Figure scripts
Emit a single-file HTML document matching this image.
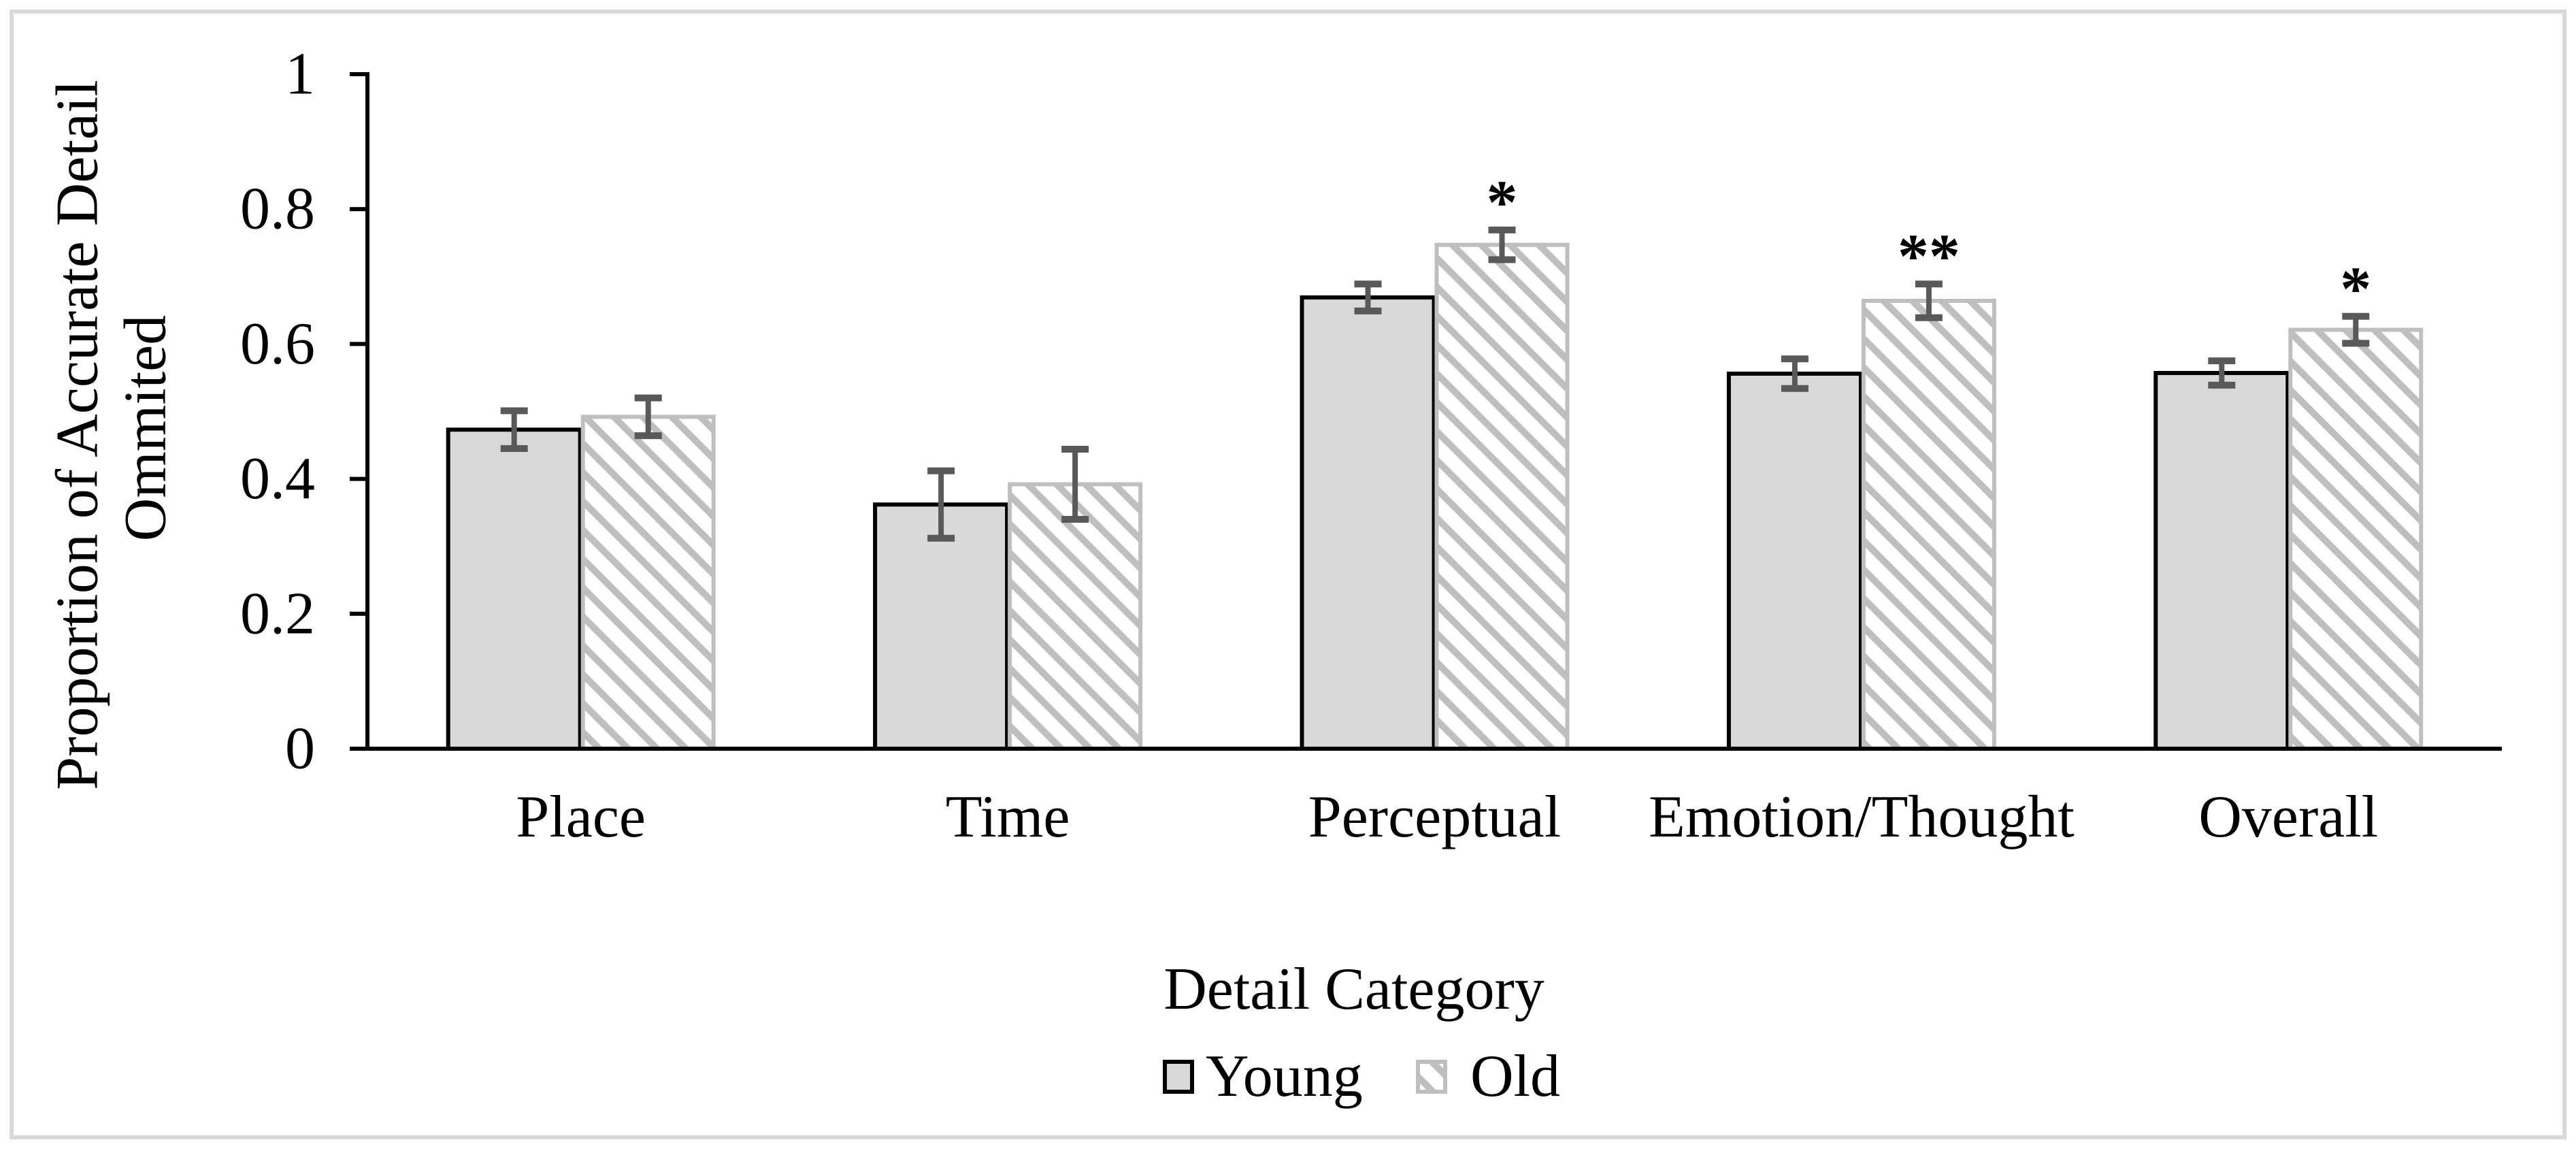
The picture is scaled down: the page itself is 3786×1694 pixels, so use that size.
<!DOCTYPE html>
<html><head><meta charset="utf-8"><style>
html,body{margin:0;padding:0;background:#fff;}
svg{display:block;font-family:"Liberation Serif","Times New Roman",serif;}
</style></head><body>
<svg id="chart" width="3786" height="1694" viewBox="0 0 3786 1694" xmlns="http://www.w3.org/2000/svg">
<defs>
<pattern id="hatch" patternUnits="userSpaceOnUse" width="30" height="30" patternTransform="rotate(45)">
<rect width="30" height="30" fill="#fff"/>
<rect x="0" y="0" width="30" height="10" fill="#bfbfbf"/>
</pattern>
</defs>
<rect x="17" y="17" width="3752" height="1654" fill="#fff" stroke="#d9d9d9" stroke-width="6"/>
<g id="plot"></g>
<text x="114" y="639" transform="rotate(-90 114 639)" font-size="88" text-anchor="middle" dominant-baseline="central">Proportion of Accurate Detail</text>
<text x="214" y="629" transform="rotate(-90 214 629)" font-size="88" text-anchor="middle" dominant-baseline="central">Ommited</text>
<text x="1990" y="1482" font-size="88" text-anchor="middle">Detail Category</text>
<g>
<g>
<rect x="1712" y="1560" width="40" height="44" fill="#d9d9d9" stroke="#000" stroke-width="6"/>
<text x="1772" y="1610" font-size="88">Young</text>
</g>
<g>
<rect x="2084" y="1560" width="40" height="44" fill="url(#hatch)" stroke="#bfbfbf" stroke-width="6"/>
<text x="2161" y="1610" font-size="88">Old</text>
</g>
</g>
</svg>
<script>
const categories = ["Place","Time","Perceptual","Emotion/Thought","Overall"];
const youngValues = [0.473,0.362,0.669,0.556,0.557];
const youngErrors = [0.028,0.05,0.02,0.022,0.018];
const oldValues = [0.492,0.392,0.747,0.664,0.621];
const oldErrors = [0.028,0.052,0.022,0.025,0.02];
const significance = ["","","*","**","*"];
const yTicks = [0,0.2,0.4,0.6,0.8,1];
const yTickLabels = ["0","0.2","0.4","0.6","0.8","1"];

const NS = "http://www.w3.org/2000/svg";
const X0 = 540, X1 = 3677, Y0 = 1100, Y1 = 109;
const yScale = v => Y0 - (v - 0) / (1 - 0) * (Y0 - Y1);
const band = (X1 - X0) / categories.length;
const xCenter = i => X0 + band * (i + 0.5);
const barW = 194;
const g = document.getElementById('plot');
function mk(tag, attrs, text){
  const e = document.createElementNS(NS, tag);
  for (const k in attrs) e.setAttribute(k, attrs[k]);
  if (text !== undefined) e.textContent = text;
  g.appendChild(e);
  return e;
}
yTicks.forEach((t, i) => {
  const y = yScale(t);
  const tk = mk('line', {x1: 514, x2: X0, y1: y, y2: y, stroke: '#000', 'stroke-width': 6});
  
  
  const lb = mk('text', {x: 463, y: y, 'font-size': 88, 'text-anchor': 'end', 'dominant-baseline': 'central'}, yTickLabels[i]);
  
  
});
function errBar(cx, v, e){
  const top = yScale(v + e), bot = yScale(v - e);
  const a = mk('line', {x1: cx, x2: cx, y1: top, y2: bot, stroke: '#595959', 'stroke-width': 8});
  
  
  [top, bot].forEach(y => {
    const c = mk('line', {x1: cx - 20, x2: cx + 20, y1: y, y2: y, stroke: '#595959', 'stroke-width': 10});
    
    
  });
  return top;
}
categories.forEach((c, i) => {
  const cx = xCenter(i);
  const yv = youngValues[i], ov = oldValues[i];
  const yb = mk('rect', {x: cx - barW - 1, y: yScale(yv), width: barW, height: Y0 - yScale(yv), fill: '#d9d9d9', stroke: '#000', 'stroke-width': 6});
  
  
  const ob = mk('rect', {x: cx + 3, y: yScale(ov), width: barW - 2, height: Y0 - yScale(ov), fill: 'url(#hatch)', stroke: '#bfbfbf', 'stroke-width': 6});
  
  
  errBar(cx - barW / 2 - 1, yv, youngErrors[i]);
  const top = errBar(cx + barW / 2 + 2, ov, oldErrors[i]);
  if (significance[i]) {
    const s = mk('text', {x: cx + barW / 2 + 2, y: top - 10, 'font-size': 92, 'font-weight': 'bold', 'text-anchor': 'middle'}, significance[i]);
    
    
  }
  const l = mk('text', {x: cx, y: 1229, 'font-size': 88, 'text-anchor': 'middle'}, c);
  
  
});
const ya = mk('line', {x1: X0, x2: X0, y1: Y1 - 3, y2: Y0 + 3, stroke: '#000', 'stroke-width': 6});


const xa = mk('line', {x1: 514, x2: X1, y1: Y0, y2: Y0, stroke: '#000', 'stroke-width': 6});


</script>
</body></html>
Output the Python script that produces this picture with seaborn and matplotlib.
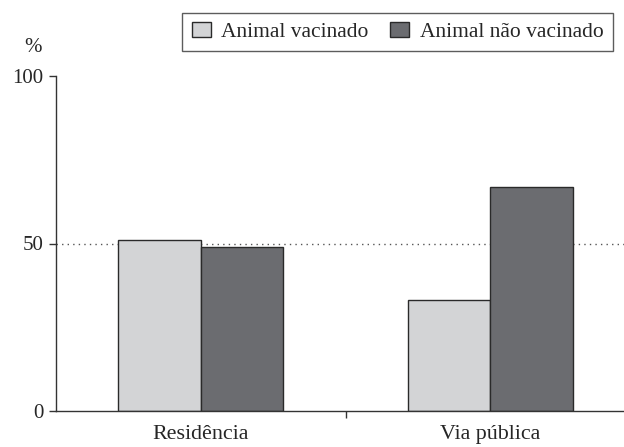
import matplotlib
matplotlib.use("Agg")
import matplotlib.pyplot as plt
import seaborn as sns
import pandas as pd

categories = ["Residência", "Via pública"]
series_names = ["Animal vacinado", "Animal não vacinado"]
vacinado = [51, 33]
nao_vacinado = [49, 67]
y_ticks = [0, 50, 100]

rows = []
for c, v in zip(categories, vacinado):
    rows.append({"local": c, "grupo": series_names[0], "pct": v})
for c, v in zip(categories, nao_vacinado):
    rows.append({"local": c, "grupo": series_names[1], "pct": v})
df = pd.DataFrame(rows)

sns.set_theme(style="white")
plt.rcParams['font.family'] = ['Liberation Serif', 'DejaVu Serif']

fig = plt.figure(figsize=(6.24, 4.47), dpi=100)
ax = fig.add_axes([56/624, 1 - 411/447, 1 - 56/624, (411 - 76)/447])

sns.barplot(data=df, x="local", y="pct", hue="grupo", order=categories,
            hue_order=series_names, palette=["#d3d4d6", "#6b6c70"],
            width=0.57, edgecolor="#2a2a2a", linewidth=1.0, ax=ax,
            saturation=1, errorbar=None, legend=True)

ax.axhline(50, color="#555555", linestyle=(0, (1, 3)), linewidth=1.0, zorder=0)

ax.set_xlim(-0.5, -0.5 + 568/289.5)
ax.set_ylim(0, 100)
ax.set_yticks(y_ticks)
ax.set_yticklabels([str(t) for t in y_ticks], fontsize=15)
ax.set_xticks([0, 1])
ax.set_xticklabels(categories, fontsize=15.8)
ax.set_xticks([0.5], minor=True)
ax.tick_params(axis="x", which="major", length=0, pad=10)
ax.tick_params(axis="x", which="minor", length=5, width=1, color="#333333", direction="out", bottom=True)
ax.tick_params(axis="y", which="major", length=5, width=1, color="#333333", direction="out", left=True, pad=4)
ax.set_xlabel("")
ax.set_ylabel("")
for s in ["top", "right"]:
    ax.spines[s].set_visible(False)
for s in ["left", "bottom"]:
    ax.spines[s].set_color("#333333")
    ax.spines[s].set_linewidth(1.0)

fig.text(33/624, 1 - 48/447, "%", fontsize=15, ha="center", va="center")

handles, labels = ax.get_legend_handles_labels()
ax.get_legend().remove()
leg = fig.legend(handles, labels, loc="upper right", bbox_to_anchor=(613/624, 1 - 12.7/447),
                 ncol=2, fontsize=15.5, frameon=True, fancybox=False,
                 edgecolor="#333333", handlelength=0.88, handleheight=0.7,
                 handletextpad=0.5, columnspacing=1.0, borderpad=0.43,
                 borderaxespad=0)
leg.get_frame().set_linewidth(1.0)

fig.savefig("out.png", dpi=100)
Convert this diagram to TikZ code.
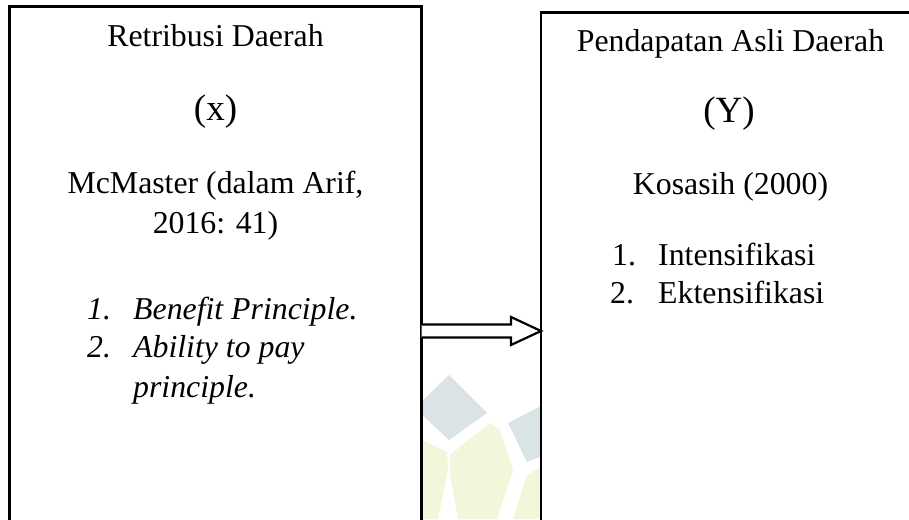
\documentclass[tikz,border=0pt]{standalone}
\usepackage{fontspec}
\setmainfont{Liberation Serif}
\usepackage{tikz}
\usetikzlibrary{calc}

\definecolor{logogray}{RGB}{218,227,229}
\definecolor{logoyellow}{RGB}{242,246,218}

\tikzset{
  kotak/.style={draw, line width=2.4pt, fill=white, rectangle, inner sep=0pt, outer sep=0pt, anchor=north west},
  teks/.style={inner sep=0pt, font=\fontsize{31.8}{38}\selectfont},
  teksmiring/.style={inner sep=0pt, font=\fontsize{31.8}{38}\selectfont\itshape},
  teksbesar/.style={inner sep=0pt, font=\fontsize{37}{44}\selectfont},
  panah/.style={line width=2.2pt, fill=white, line join=miter},
}

\begin{document}
\begin{tikzpicture}[x=1pt,y=-1pt]
\useasboundingbox (0,0) rectangle (909,519);
\clip (0,0) rectangle (909,519);

% faint logo behind the boxes
\fill[logogray] (449,375) -- (487,413) -- (449,440) -- (415,408) -- cycle;
\fill[logogray] (508,423) -- (545,404) -- (545,455) -- (527,462) -- cycle;
\fill[logoyellow] (422,440) -- (447,452) -- (448,470) -- (438,519) -- (422,519) -- cycle;
\fill[logoyellow] (450,455) -- (490,423) -- (500,430) -- (513,470) -- (497,519) -- (458,519) -- (450,475) -- cycle;
\fill[logoyellow] (527,475) -- (545,465) -- (545,519) -- (513,519) -- cycle;

% boxes
\node[kotak, minimum width=412pt, minimum height=580pt] (kiri) at (9.5,6.5) {};
\node[kotak, minimum width=390pt, minimum height=580pt] (kanan) at (541,12.5) {};

% block arrow
\coordinate (pangkal) at (kiri.east |- 0,331);
\coordinate (ujung) at (kanan.west |- 0,331);
\draw[panah] ($(pangkal)+(0,-6.5)$) -- ($(ujung)+(-30,-6.5)$) -- ($(ujung)+(-30,-14)$)
  -- (ujung) -- ($(ujung)+(-30,14)$) -- ($(ujung)+(-30,6.5)$) -- ($(pangkal)+(0,6.5)$);

% left box
\node[teks, anchor=base] (xjudul) at (215.5,47) {Retribusi Daerah};
\node[teksbesar, anchor=base] (xvar) at (215.5,120) {(x)};
\node[teks, anchor=base] (xsumber) at (215.5,193) {McMaster (dalam Arif,};
\node[teks, anchor=base] (xtahun) at (215.5,233) {2016: 41)};
\node[teksmiring, anchor=base west] (xno1) at (87,319) {1.};
\node[teksmiring, anchor=base west] (xsatu) at (133,319) {Benefit Principle.};
\node[teksmiring, anchor=base west] (xno2) at (87,357) {2.};
\node[teksmiring, anchor=base west] (xdua) at (133,357) {Ability to pay};
\node[teksmiring, anchor=base west] (xdualagi) at (133,397) {principle.};

% right box
\node[teks, anchor=base] (yjudul) at (730.5,52) {Pendapatan Asli Daerah};
\node[teksbesar, anchor=base] (yvar) at (729,122) {(Y)};
\node[teks, anchor=base] (ysumber) at (730.5,194) {Kosasih (2000)};
\node[teks, anchor=base west] (yno1) at (612,265) {1.};
\node[teks, anchor=base west] (ysatu) at (658,265) {Intensifikasi};
\node[teks, anchor=base west] (yno2) at (610,303) {2.};
\node[teks, anchor=base west] (ydua) at (658,303) {Ektensifikasi};
\end{tikzpicture}
\end{document}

▸ Problem to solve: Copy out every line of the data that includes "this".

▸ Final result:
Emit a single-file HTML document matching this image.
Output the Python script that produces this picture with seaborn and matplotlib.
Convert this diagram to TikZ code.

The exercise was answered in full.